In the previous article, we explained why the discovery phase is an essential “insurance policy” for your budget. But what does this process look like in practice? Effective Product Strategy Discovery is a structured journey from uncertainty to a validated concept.
The data is clear: teams with the highest retention rates are those that dedicate at least 30% of their work cycle to discovery processes (State of Product Management 2025 report).
Here’s how to break this process down during workshops.
Step 1: Empathy and research (understanding the user)
The first stage is not about designing screens, but about deeply understanding the problem. During workshops, we analyze both quantitative and qualitative research results, using in-depth interviews (IDI) and analytics data.
- Goal: create empathy maps and personas to identify real pain points.
- Value: without understanding what users struggle with, every new feature becomes nothing more than expensive guesswork.
Step 2: Problem definition and risk mapping
With data in hand, we need to filter it and formulate a clear problem statement. This is the moment when the team decides which problem is most critical for the business.
- Assumption mapping: the team lists all assumptions and organizes them by importance.
- Critical point: the greatest attention is given to assumptions that are both crucial and least understood – this is where the biggest project risks lie.
Step 3: Ideation and prioritization (generating solutions)
Only now do we move on to finding solutions, using techniques such as User Story Mapping or Crazy 8s.
- Role of AI: by 2026, it is standard to use AI for rapid prototyping of edge cases, which allows workshop participants to focus on the unique value proposition.
- Structure: thanks to facilitation by external experts, this process does not turn into chaos but becomes a structured way of building a product framework based on logic rather than emotion.
Step 4: Prototyping and rapid validation
The final stage is preparing the groundwork for testing. Instead of building production-ready code, we create low-fidelity prototypes or MVPs.
- Cost reduction: companies that test at the digital mockup stage reduce the risk of costly code changes by nearly 60%.
- Market validation: the goal is to verify as quickly as possible whether the concept actually solves the user’s problem – before investing in full-scale development (Product Delivery).

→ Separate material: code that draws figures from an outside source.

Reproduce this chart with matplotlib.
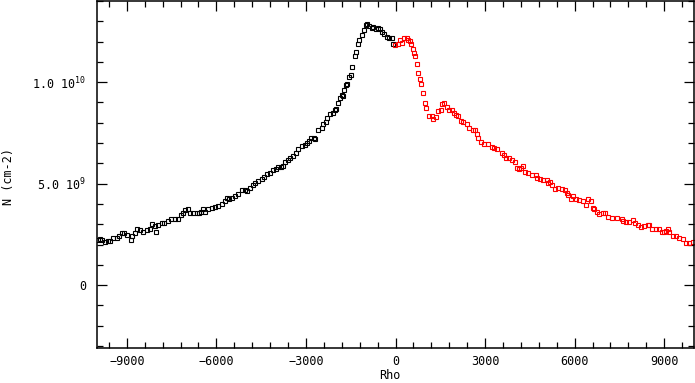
import matplotlib
matplotlib.use('Agg')
import matplotlib.pyplot as plt
from matplotlib.ticker import MultipleLocator, FixedLocator, FixedFormatter

plt.rcParams['font.family'] = ['DejaVu Sans Mono', 'DejaVu Sans']
plt.rcParams['mathtext.default'] = 'regular'

# left half (black), rho / N in units of 1e9 cm-2
rho_left = [-9970, -9900, -9830, -9730, -9630, -9565, -9465, -9335, -9265, -9165,
            -9090, -8990, -8860, -8830, -8730, -8660, -8560, -8455, -8325, -8225,
            -8155, -8060, -8020, -7960, -7820, -7760, -7620, -7515, -7385, -7285,
            -7185, -7125, -7050, -6950, -6890, -6790, -6660, -6590, -6520, -6450,
            -6385, -6285, -6150, -6050, -5950, -5810, -5715, -5645, -5575, -5475,
            -5375, -5270, -5140, -5040, -4980, -4880, -4775, -4705, -4605, -4475,
            -4400, -4300, -4200, -4100, -4000, -3935, -3835, -3765, -3705, -3605,
            -3535, -3435, -3330, -3270, -3130, -3030, -2970, -2900, -2830, -2730,
            -2700, -2600, -2465, -2435, -2335, -2305, -2200, -2100, -2030, -2000,
            -1930, -1860, -1800, -1760, -1730, -1660, -1630, -1555, -1495, -1465,
            -1365, -1325, -1260, -1220, -1120, -1060, -990, -960, -890, -785,
            -755, -655, -585, -525, -455, -380, -280, -220, -120, -90]
n_left = [2.24, 2.25, 2.21, 2.11, 2.16, 2.16, 2.30, 2.30, 2.40, 2.55,
          2.55, 2.45, 2.21, 2.40, 2.55, 2.75, 2.70, 2.60, 2.70, 2.75,
          2.99, 2.89, 2.60, 2.94, 3.04, 3.04, 3.14, 3.24, 3.24, 3.28,
          3.43, 3.53, 3.68, 3.73, 3.53, 3.53, 3.53, 3.53, 3.58, 3.73,
          3.58, 3.77, 3.82, 3.87, 3.92, 4.02, 4.12, 4.31, 4.22, 4.31,
          4.41, 4.51, 4.71, 4.71, 4.66, 4.80, 4.95, 5.05, 5.15, 5.25,
          5.34, 5.49, 5.54, 5.69, 5.74, 5.83, 5.83, 5.88, 6.08, 6.18,
          6.27, 6.37, 6.52, 6.71, 6.86, 6.91, 7.01, 7.11, 7.25, 7.25,
          7.20, 7.65, 7.74, 7.94, 8.04, 8.24, 8.43, 8.48, 8.63, 8.68,
          8.97, 9.21, 9.36, 9.31, 9.61, 9.85, 9.90, 10.25, 10.34, 10.74,
          11.27, 11.47, 11.86, 12.06, 12.30, 12.55, 12.84, 12.89, 12.75, 12.65,
          12.70, 12.60, 12.65, 12.60, 12.45, 12.35, 12.25, 12.20, 12.16, 11.86]

# right half (red)
rho_right = [-15, 85, 155, 215, 285, 385, 415, 490, 520, 590,
             620, 650, 720, 750, 820, 850, 920, 990, 1020, 1120,
             1225, 1255, 1355, 1425, 1525, 1555, 1615, 1715, 1790, 1890,
             1960, 2020, 2090, 2190, 2250, 2395, 2455, 2600, 2660, 2730,
             2760, 2860, 2960, 3095, 3235, 3295, 3400, 3570, 3630, 3700,
             3805, 3905, 4005, 4065, 4135, 4210, 4270, 4340, 4440, 4570,
             4715, 4745, 4845, 4945, 5080, 5110, 5180, 5240, 5340, 5450,
             5585, 5685, 5755, 5785, 5875, 5945, 6050, 6150, 6280, 6380,
             6450, 6550, 6615, 6655, 6755, 6815, 6960, 7020, 7120, 7260,
             7425, 7585, 7625, 7725, 7825, 7960, 8030, 8130, 8230, 8330,
             8465, 8495, 8595, 8730, 8830, 8930, 9000, 9070, 9130, 9170,
             9300, 9400, 9505, 9635, 9735, 9835, 9970]
n_right = [11.81, 11.86, 12.06, 11.91, 12.16, 12.16, 12.06, 12.01, 11.86, 11.62,
           11.42, 11.27, 10.88, 10.44, 10.15, 9.90, 9.46, 8.97, 8.73, 8.33,
           8.33, 8.19, 8.28, 8.58, 8.63, 8.92, 8.97, 8.77, 8.63, 8.63,
           8.48, 8.38, 8.33, 8.09, 8.04, 7.94, 7.74, 7.65, 7.65, 7.45,
           7.25, 7.06, 6.96, 6.96, 6.81, 6.76, 6.71, 6.52, 6.42, 6.27,
           6.27, 6.18, 6.08, 5.78, 5.74, 5.78, 5.88, 5.59, 5.54, 5.44,
           5.44, 5.29, 5.25, 5.20, 5.20, 5.05, 5.10, 4.95, 4.75, 4.80,
           4.75, 4.71, 4.56, 4.46, 4.26, 4.41, 4.26, 4.17, 4.12, 3.97,
           4.22, 4.12, 3.82, 3.73, 3.58, 3.48, 3.53, 3.53, 3.38, 3.33,
           3.33, 3.28, 3.14, 3.09, 3.09, 3.19, 3.04, 2.94, 2.84, 2.89,
           2.94, 2.94, 2.75, 2.75, 2.75, 2.60, 2.60, 2.65, 2.75, 2.60,
           2.40, 2.40, 2.30, 2.25, 2.06, 2.06, 2.11]

ytick_vals = [0, 5e9, 1e10]
ytick_text = ['0', '5.0 10$^{9}$', '1.0 10$^{10}$']

fig = plt.figure(figsize=(6.95, 3.83), dpi=100)
ax = fig.add_axes([97/695, 1 - 348/383, 597/695, 347/383])

mk = dict(linestyle='none', marker='s', markersize=3.2, markeredgewidth=0.8,
          markerfacecolor='none')
ax.plot(rho_left, [v * 1e9 for v in n_left], color='black', markeredgecolor='black', **mk)
ax.plot(rho_right, [v * 1e9 for v in n_right], color='red', markeredgecolor='red', **mk)

ax.set_xlim(-10000, 10000)
ax.set_ylim(-3.1e9, 1.4e10)

ax.xaxis.set_major_locator(MultipleLocator(3000))
ax.xaxis.set_minor_locator(MultipleLocator(600))
ax.yaxis.set_major_locator(FixedLocator(ytick_vals))
ax.yaxis.set_major_formatter(FixedFormatter(ytick_text))
ax.yaxis.set_minor_locator(MultipleLocator(1e9))

ax.tick_params(which='both', direction='in', top=True, right=True, width=0.9,
               labelsize=8.5, colors='black')
ax.tick_params(which='major', length=7)
ax.tick_params(which='minor', length=4)
ax.tick_params(axis='x', pad=5)
ax.tick_params(axis='y', pad=8)
for s in ax.spines.values():
    s.set_linewidth(1.1)

fig.text(390/695, 0.003, 'Rho', ha='center', va='bottom', fontsize=8.5)
fig.text(0.012, 1 - 176/383, 'N (cm-2)', rotation=90, ha='center', va='center', fontsize=8.5)

fig.savefig('out.png', dpi=100)
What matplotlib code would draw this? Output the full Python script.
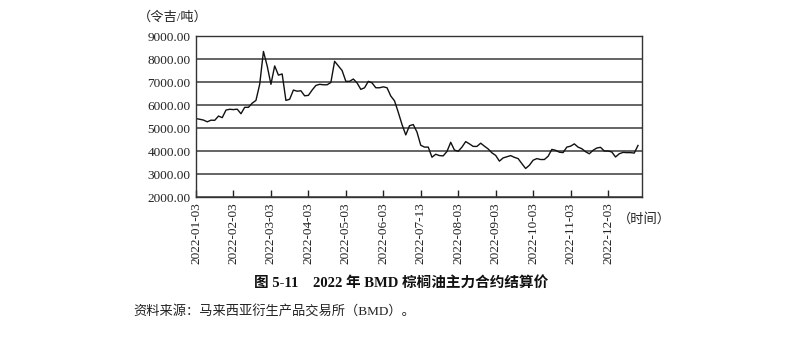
import numpy as np
import matplotlib.pyplot as plt

# BMD palm oil front-month settlement, one reading every two trading days (MYR/t)
price = [
    5410, 5380, 5345, 5270, 5340, 5335, 5520, 5450, 5780, 5815,
    5800, 5820, 5620, 5900, 5900, 6080, 6200, 6900, 8330, 7700,
    6900, 7700, 7300, 7350, 6200, 6250, 6650, 6600, 6620, 6400,
    6420, 6650, 6850, 6900, 6880, 6880, 6980, 7900, 7700, 7500,
    7030, 7030, 7130, 6960, 6680, 6750, 7030, 6960, 6750, 6750,
    6790, 6750, 6390, 6180, 5680, 5150, 4700, 5100, 5150, 4820,
    4250, 4170, 4170, 3730, 3860, 3800, 3790, 3980, 4380, 4040,
    3990, 4170, 4410, 4310, 4200, 4200, 4340, 4210, 4090, 3920,
    3810, 3560, 3700, 3750, 3800, 3725, 3670, 3450, 3240, 3380,
    3600, 3670, 3630, 3630, 3770, 4070, 4030, 3950, 3930, 4170,
    4210, 4310, 4170, 4100, 3970, 3880, 4030, 4130, 4160, 4000,
    4000, 3960, 3740, 3880, 3940, 3930, 3930, 3910, 4240,
]
date_labels = [
    '2022-01-03', '2022-02-03', '2022-03-03', '2022-04-03',
    '2022-05-03', '2022-06-03', '2022-07-13', '2022-08-03',
    '2022-09-03', '2022-10-03', '2022-11-03', '2022-12-03',
]
label_every = 10  # samples between date labels
y_ticks = [2000, 3000, 4000, 5000, 6000, 7000, 8000, 9000]

# serif for digits and Latin letters, CJK glyphs fall through to Noto
fonts = ['Liberation Serif', 'Noto Sans CJK SC']
plt.rcParams['font.family'] = fonts

fig = plt.figure(figsize=(8.06, 3.44), dpi=100)
ax = fig.add_axes([0.2432, 0.4273, 0.5530, 0.4680])

x = np.arange(len(price))
ax.plot(x, price, color='#111111', lw=1.0)

ax.set_xlim(0, 119)
ax.set_ylim(2000, 9000)
ax.set_yticks(y_ticks)
ax.set_yticklabels([f'{v:.2f}' for v in y_ticks], fontsize=9.5)
ax.set_xticks(np.arange(len(date_labels)) * label_every)
ax.set_xticklabels(date_labels, rotation=90, fontsize=9.5)
ax.tick_params(axis='x', direction='in', length=5, width=1, pad=4, colors='#222222')
ax.tick_params(axis='y', length=0, pad=4, colors='#222222')
ax.grid(axis='y', color='#3a3a3a', lw=1.1)
ax.set_axisbelow(True)
for s in ax.spines.values():
    s.set_color('#333333')
    s.set_linewidth(1)

fig.text(138 / 806, 1 - 17 / 344, '（令吉/吨）', fontsize=9.5,
         ha='left', va='center', color='#222222')
fig.text(618 / 806, 1 - 219 / 344, '（时间）', fontsize=9.5,
         ha='left', va='center', color='#222222')
fig.text(401 / 806, 1 - 283 / 344, '图 5-11　2022 年 BMD 棕榈油主力合约结算价',
         fontsize=10.5, fontweight='bold', ha='center', va='center',
         color='#111111')
fig.text(133 / 806, 1 - 311 / 344, '资料来源：马来西亚衍生产品交易所（BMD）。',
         fontsize=9.5, ha='left', va='center', color='#222222')

fig.savefig('out.png', dpi=100)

Why does this structure matter?
Going through these steps helps avoid “falling in love with your own ideas.” Workshops impose discipline and critical thinking – rather than asking, “What can we build?”, we ask, “What should we build to solve a real problem?”
By applying this methodology within our Product Strategy Discovery offering, we ensure that the final technical design is not only visually appealing but, above all, functional and economically justified.